◆ What the exercise asks: How many lines in the records below hold the string "this"? Answer with the number alone.
::: Given data
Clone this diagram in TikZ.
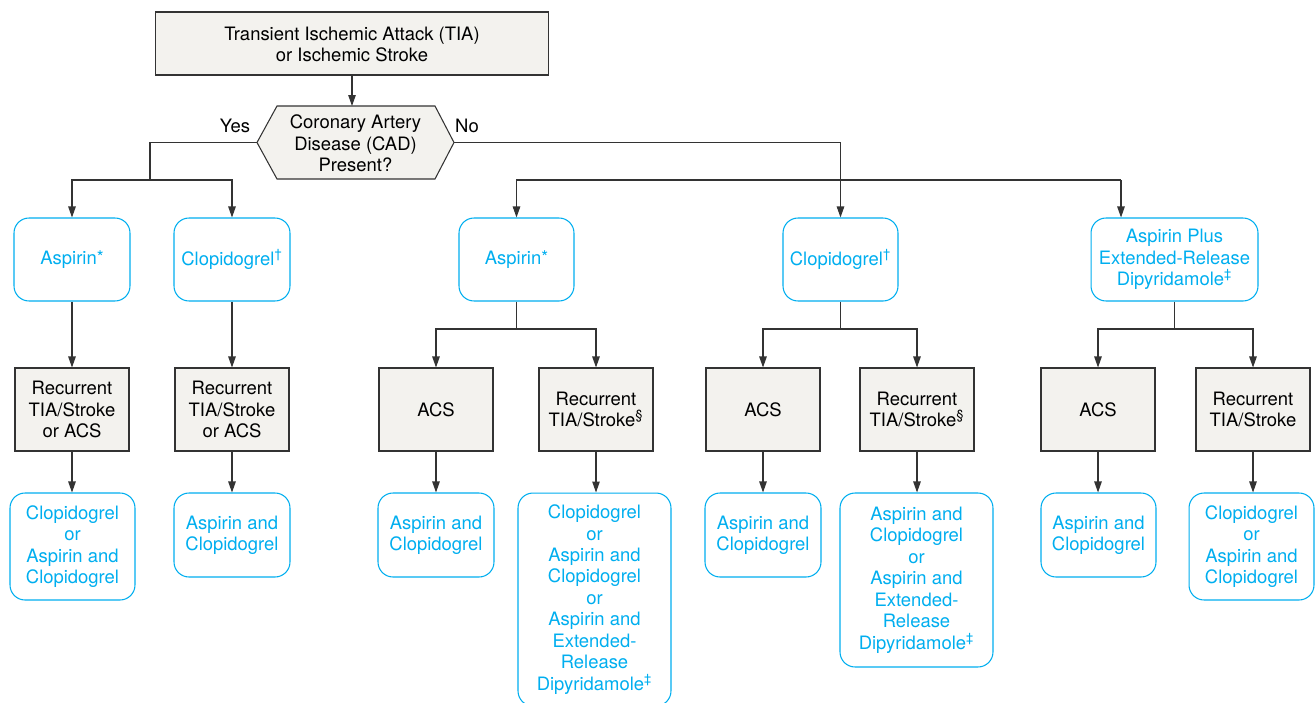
\documentclass[tikz,border=0pt]{standalone}
\usepackage{fontspec}
\setmainfont{TeX Gyre Heros}
\usetikzlibrary{arrows.meta}
\definecolor{cy}{HTML}{00AEEF}
\definecolor{gfill}{HTML}{F3F2EE}
\definecolor{ln}{HTML}{333333}
\newcommand{\astmark}{\raisebox{0.6pt}{\fontsize{10}{10}\selectfont *}}
\begin{document}
\begin{tikzpicture}[x=0.02cm,y=-0.02cm,
  every node/.style={font=\fontsize{10.5}{12.2}\selectfont, align=center, inner sep=0pt},
  graybox/.style={draw=ln, fill=gfill, line width=0.6pt, text=black},
  drug/.style={draw=cy, rounded corners=0.3cm, line width=0.6pt, text=cy},
  conn/.style={draw=ln, line width=0.6pt},
  arr/.style={conn, -{Triangle[length=2.2mm,width=1.5mm]}},
  lbl/.style={text=black}]
\useasboundingbox (0,0) rectangle (1315,703);
% top
\node[graybox, minimum width=7.88cm, minimum height=1.26cm] (top) at (352,43.5) {\rule{0pt}{9pt}Transient Ischemic Attack (TIA)\\or Ischemic Stroke};
% hexagon
\coordinate (hexL) at (257,142.5);
\coordinate (hexR) at (454,142.5);
\coordinate (hexT) at (352,106);
\draw[graybox] (hexL) -- (277,106) -- (435,106) -- (hexR) -- (435,179) -- (277,179) -- cycle;
\node[lbl] (hex) at (355.5,143.5) {Coronary Artery\\Disease (CAD)\\Present?};
\node[lbl] (yes) at (235,126) {Yes};
\node[lbl] (no) at (467,126) {No};
% row 1
\node[drug, minimum width=2.32cm, minimum height=1.66cm] (a1) at (72,259.5) {Aspirin\astmark};
\node[drug, minimum width=2.32cm, minimum height=1.66cm] (c1) at (232,259.5) {Clopidogrel\textsuperscript{\dag}};
\node[drug, minimum width=2.30cm, minimum height=1.66cm] (a2) at (516.5,259.5) {Aspirin\astmark};
\node[drug, minimum width=2.30cm, minimum height=1.66cm] (c2) at (840.5,259.5) {Clopidogrel\textsuperscript{\dag}};
\node[drug, minimum width=3.34cm, minimum height=1.66cm] (p3) at (1174.5,259.5) {Aspirin Plus\\Extended-Release\\Dipyridamole\textsuperscript{\ddag}};
% row 2
\node[graybox, minimum width=2.28cm, minimum height=1.66cm] (r1) at (72,409.5) {Recurrent\\TIA/Stroke\\or ACS};
\node[graybox, minimum width=2.28cm, minimum height=1.66cm] (r2) at (232,409.5) {Recurrent\\TIA/Stroke\\or ACS};
\node[graybox, minimum width=2.28cm, minimum height=1.66cm] (s1) at (436,409.5) {ACS};
\node[graybox, minimum width=2.28cm, minimum height=1.66cm] (s2) at (596,409.5) {Recurrent\\TIA/Stroke\textsuperscript{\S}};
\node[graybox, minimum width=2.28cm, minimum height=1.66cm] (s3) at (763,409.5) {ACS};
\node[graybox, minimum width=2.28cm, minimum height=1.66cm] (s4) at (917,409.5) {Recurrent\\TIA/Stroke\textsuperscript{\S}};
\node[graybox, minimum width=2.28cm, minimum height=1.66cm] (s5) at (1098,409.5) {ACS};
\node[graybox, minimum width=2.28cm, minimum height=1.66cm] (s6) at (1253,409.5) {Recurrent\\TIA/Stroke};
% row 3
\node[drug, minimum width=2.50cm, minimum height=2.14cm] (t1) at (72.5,546.5) {Clopidogrel\\or\\Aspirin and\\Clopidogrel};
\node[drug, minimum width=2.32cm, minimum height=1.68cm] (t2) at (232,535) {Aspirin and\\Clopidogrel};
\node[drug, minimum width=2.32cm, minimum height=1.68cm] (t3) at (436,535) {Aspirin and\\Clopidogrel};
\node[drug, minimum width=3.06cm, minimum height=4.26cm] (t4) at (594.5,599.5) {Clopidogrel\\or\\Aspirin and\\Clopidogrel\\or\\Aspirin and\\Extended-\\Release\\Dipyridamole\textsuperscript{\ddag}};
\node[drug, minimum width=2.32cm, minimum height=1.68cm] (t5) at (763,535) {Aspirin and\\Clopidogrel};
\node[drug, minimum width=3.06cm, minimum height=3.48cm] (t6) at (916.5,580) {Aspirin and\\Clopidogrel\\or\\Aspirin and\\Extended-\\Release\\Dipyridamole\textsuperscript{\ddag}};
\node[drug, minimum width=2.30cm, minimum height=1.68cm] (t7) at (1098.5,535) {Aspirin and\\Clopidogrel};
\node[drug, minimum width=2.50cm, minimum height=2.14cm] (t8) at (1251.5,546.5) {Clopidogrel\\or\\Aspirin and\\Clopidogrel};
% connectors top
\draw[arr] (top.south) -- (hexT);
\coordinate (yj) at (150,180);
\draw[conn] (hexL) -| (yj);
\draw[arr] (yj) -| (a1.north);
\draw[arr] (yj) -| (c1.north);
\coordinate (nj) at (840,180);
\coordinate (p3in) at (1121,180);
\draw[arr] (hexR) -| (c2.north);
\draw[arr] (nj) -| (a2.north);
\draw[conn] (nj) -- (p3in);
\draw[arr] (p3in) -- (p3in |- p3.north);
% row1 -> row2
\draw[arr] (a1.south) -- (r1.north);
\draw[arr] (c1.south) -- (r2.north);
\coordinate (j2) at (516.5,329);
\draw[conn] (a2.south) -- (j2);
\draw[arr] (j2) -| (s1.north);
\draw[arr] (j2) -| (s2.north);
\coordinate (j3) at (840.5,329);
\draw[conn] (c2.south) -- (j3);
\draw[arr] (j3) -| (s3.north);
\draw[arr] (j3) -| (s4.north);
\coordinate (j4) at (1174.5,329);
\draw[conn] (p3.south) -- (j4);
\draw[arr] (j4) -| (s5.north);
\draw[arr] (j4) -| (s6.north);
% row2 -> row3
\foreach \a/\b in {r1/t1,r2/t2,s1/t3,s2/t4,s3/t5,s4/t6,s5/t7,s6/t8}
  \draw[arr] (\a.south) -- (\a.south |- \b.north);
\end{tikzpicture}
\end{document}
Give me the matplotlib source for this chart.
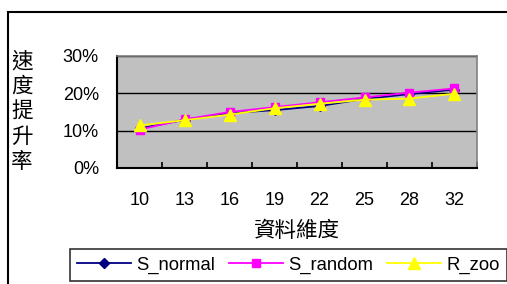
::::::
◆ Finished task: 2